Let me break down what's actually happening with each of them, because the headlines don't tell the full story.
Tesla's situation is kind of messy on the surface. Their 2025 deliveries dropped about 9% to 1.6 million units, and full-year revenue fell 3%. That's not great when you're supposed to be leading the EV revolution. But here's where it gets interesting - if you dig deeper, there's actually some solid momentum building underneath.
Their energy business is exploding. They deployed 46.7 gigawatt hours of storage in 2025, up 49% year over year. That segment alone hit $12.8 billion in revenue with 27% growth. That's the kind of number that usually gets people excited about a stock.
Then there's the Robotaxi thing. It's still early - they're testing driverless rides in Austin and San Francisco - but Tesla's basically saying every vehicle they've shipped already has the hardware needed for full autonomy. So the infrastructure is already there. They're also planning to ramp up Optimus robot production this year, with Elon talking about hitting 1 million units annually eventually.
Now flip over to Nvidia. Their fiscal Q3 revenue jumped 62% year over year to $57 billion. Net income up 65%. The CEO literally said their Blackwell chips are selling out and cloud GPUs are gone. They're so profitable they're simultaneously investing heavily AND buying back $37 billion in stock over nine months. With tech giants committing over $100 billion to AI infrastructure spending this year, Nvidia's got serious tailwinds for a while.
Here's the thing though - when you look at valuations, the picture gets clearer. Nvidia's trading at a P/E of around 47. Tesla? 390. I get that Tesla's playing the long game with autonomous vehicles and robotics, but that valuation gap is hard to ignore when you're deciding which ai stock to buy now.
Nvidia's risks are real - Amazon, Alphabet, and Microsoft are all building their own chips, which could eventually squeeze margins. But Tesla's risks might be bigger: those autonomous and robotics businesses could just not materialize into real revenue, or at least not high-margin revenue.

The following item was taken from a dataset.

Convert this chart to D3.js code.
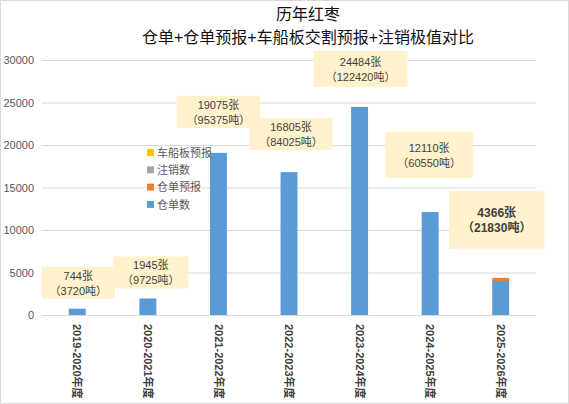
<!DOCTYPE html>
<html>
<head>
<meta charset="utf-8">
<script src="https://cdn.jsdelivr.net/npm/d3@7"></script>
<style>
  body { margin: 0; background: #fff; }
  svg { display: block; font-family: "Liberation Sans", "Noto Sans CJK SC", sans-serif; }
</style>
</head>
<body>
<div id="chart"></div>
<script>
// data
const categories = ["2019-2020年度", "2020-2021年度", "2021-2022年度", "2022-2023年度",
                    "2023-2024年度", "2024-2025年度", "2025-2026年度"];
const cangdan = [744, 1945, 19075, 16805, 24484, 12110, 4000];      // 仓单数
const cangdanYubao = [0, 0, 0, 0, 0, 0, 366];                      // 仓单预报
const zhuxiao = [0, 0, 0, 0, 0, 0, 0];                             // 注销数
const chechuan = [0, 0, 0, 0, 0, 0, 0];                            // 车船板预报
const labelZhang = [744, 1945, 19075, 16805, 24484, 12110, 4366];
const labelDun = [3720, 9725, 95375, 84025, 122420, 60550, 21830];
const yTicks = [0, 5000, 10000, 15000, 20000, 25000, 30000];

const seriesNames = ["仓单数", "仓单预报", "注销数", "车船板预报"];
const seriesColors = ["#5B9BD5", "#ED7D31", "#A5A5A5", "#FFC000"];

function main() {
    const width = 569;
    const height = 404;
    const svg = d3.select("#chart")
        .append("svg")
        .attr("width", width)
        .attr("height", height)

    svg.append("rect")
        .attr("x", 0.5).attr("y", 0.5)
        .attr("width", width - 1).attr("height", height - 1)
        .attr("fill", "#fff")
        .attr("stroke", "#d9d9d9")

    // title
    svg.append("text")
        .attr("x", 308).attr("y", 20)
        .attr("text-anchor", "middle")
        .style("font-size", "16px")
        .style("fill", "#111")
        .text("历年红枣")
    svg.append("text")
        .attr("x", 308).attr("y", 43)
        .attr("text-anchor", "middle")
        .style("font-size", "16px")
        .style("fill", "#111")
        .text("仓单+仓单预报+车船板交割预报+注销极值对比")

    const x = d3.scaleBand().domain(categories).range([42, 536])
        .paddingInner(0.76).paddingOuter(0.38)
    const y = d3.scaleLinear().domain([0, 30000]).range([315, 60])

    // gridlines
    svg.append("g")
        .selectAll("line")
        .data(yTicks)
        .join("line")
        .attr("x1", 42).attr("x2", 536)
        .attr("y1", d => y(d) + 0.5).attr("y2", d => y(d) + 0.5)
        .attr("stroke", "#d9d9d9")

    // y axis labels
    const yAxis = svg.append("g")
        .attr("transform", "translate(42,0)")
        .call(d3.axisLeft(y).tickValues(yTicks).tickSize(0).tickPadding(8).tickFormat(d3.format("d")))
    yAxis.select(".domain").remove()
    yAxis.selectAll("text")
        .style("font-size", "11px")
        .style("fill", "#595959")
        .style("font-family", "Liberation Sans, sans-serif")

    // stacked bars
    const rows = categories.map((c, i) => ({
        cat: c, s0: cangdan[i], s1: cangdanYubao[i], s2: zhuxiao[i], s3: chechuan[i]
    }))
    const stack = d3.stack().keys(["s0", "s1", "s2", "s3"])(rows)

    svg.append("g")
        .selectAll("g")
        .data(stack)
        .join("g")
        .attr("fill", (d, i) => seriesColors[i])
        .selectAll("rect")
        .data(d => d)
        .join("rect")
        .attr("x", d => x(d.data.cat))
        .attr("width", x.bandwidth())
        .attr("y", d => y(d[1]))
        .attr("height", d => y(d[0]) - y(d[1]))

    // x axis labels, rotated
    const xAxis = svg.append("g")
        .attr("transform", "translate(0,315)")
        .call(d3.axisBottom(x).tickSize(0).tickPadding(0))
    xAxis.select(".domain").remove()
    xAxis.selectAll("text")
        .attr("transform", "rotate(90)")
        .attr("x", 9)
        .attr("y", 0)
        .attr("dy", "0.35em")
        .attr("text-anchor", "start")
        .style("font-size", "11px")
        .style("font-weight", "bold")
        .style("fill", "#404040")
        .style("font-family", "Liberation Sans, Noto Sans CJK SC, sans-serif")

    // value callouts: gap above bar top, horizontal shift, extra padding
    const callout = [
        { gap: 10, dx: 1, padX: 8, padY: 0, bold: false },
        { gap: 10, dx: 3, padX: 9, padY: 0, bold: false },
        { gap: 25, dx: 0, padX: 10, padY: 0, bold: false },
        { gap: 22, dx: 2, padX: 10, padY: 0, bold: false },
        { gap: 20, dx: 1, padX: 12, padY: 2, bold: false },
        { gap: 34, dx: -1, padX: 12, padY: 7, bold: false },
        { gap: 29, dx: -4, padX: 13, padY: 13, bold: true }
    ]
    const totals = categories.map((c, i) => cangdan[i] + cangdanYubao[i] + zhuxiao[i] + chechuan[i])
    const labels = svg.append("g")
    categories.forEach((c, i) => {
        const o = callout[i]
        const cx = x(c) + x.bandwidth() / 2 + o.dx
        const bottom = y(totals[i]) - o.gap
        const g = labels.append("g")
        const box = g.append("rect").attr("fill", "#FFF2CC")
        const fs = o.bold ? 12 : 11
        const t1 = g.append("text")
            .attr("x", cx).attr("text-anchor", "middle")
            .style("font-size", fs + "px")
            .style("font-weight", o.bold ? "bold" : "normal")
            .style("fill", "#404040")
            .text(labelZhang[i] + "张")
        const t2 = g.append("text")
            .attr("x", cx).attr("text-anchor", "middle")
            .style("font-size", fs + "px")
            .style("font-weight", o.bold ? "bold" : "normal")
            .style("fill", "#404040")
            .text("（" + labelDun[i] + "吨）")
        const w = Math.max(t1.node().getComputedTextLength(), t2.node().getComputedTextLength())
        const lineH = 15
        const h = lineH * 2 + 2 + o.padY * 2
        const top = bottom - h
        box.attr("x", cx - w / 2 - o.padX).attr("y", top)
            .attr("width", w + o.padX * 2).attr("height", h)
        t1.attr("y", top + o.padY + 13)
        t2.attr("y", top + o.padY + 13 + lineH)
    })

    // legend, reversed order
    const legend = svg.append("g").attr("transform", "translate(147,153)")
    const legendItems = seriesNames.map((n, i) => ({ name: n, color: seriesColors[i] })).reverse()
    const li = legend.selectAll("g")
        .data(legendItems)
        .join("g")
        .attr("transform", (d, i) => "translate(0," + (i * 17.3) + ")")
    li.append("rect")
        .attr("x", 0).attr("y", -4)
        .attr("width", 7).attr("height", 7)
        .attr("fill", d => d.color)
    li.append("text")
        .attr("x", 10).attr("dy", "0.35em")
        .style("font-size", "11px")
        .style("fill", "#595959")
        .text(d => d.name)
}
main();
</script>
</body>
</html>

If I'm being honest, Nvidia just looks like the safer play here. Better financials, way more reasonable valuation, clearer near-term growth drivers. Tesla's vision is compelling, but you're paying a huge premium for optionality. Neither stock is cheap, so even if you like Nvidia as an AI stock to buy now, keep your position sized appropriately. The risk-reward just favors Nvidia at these levels.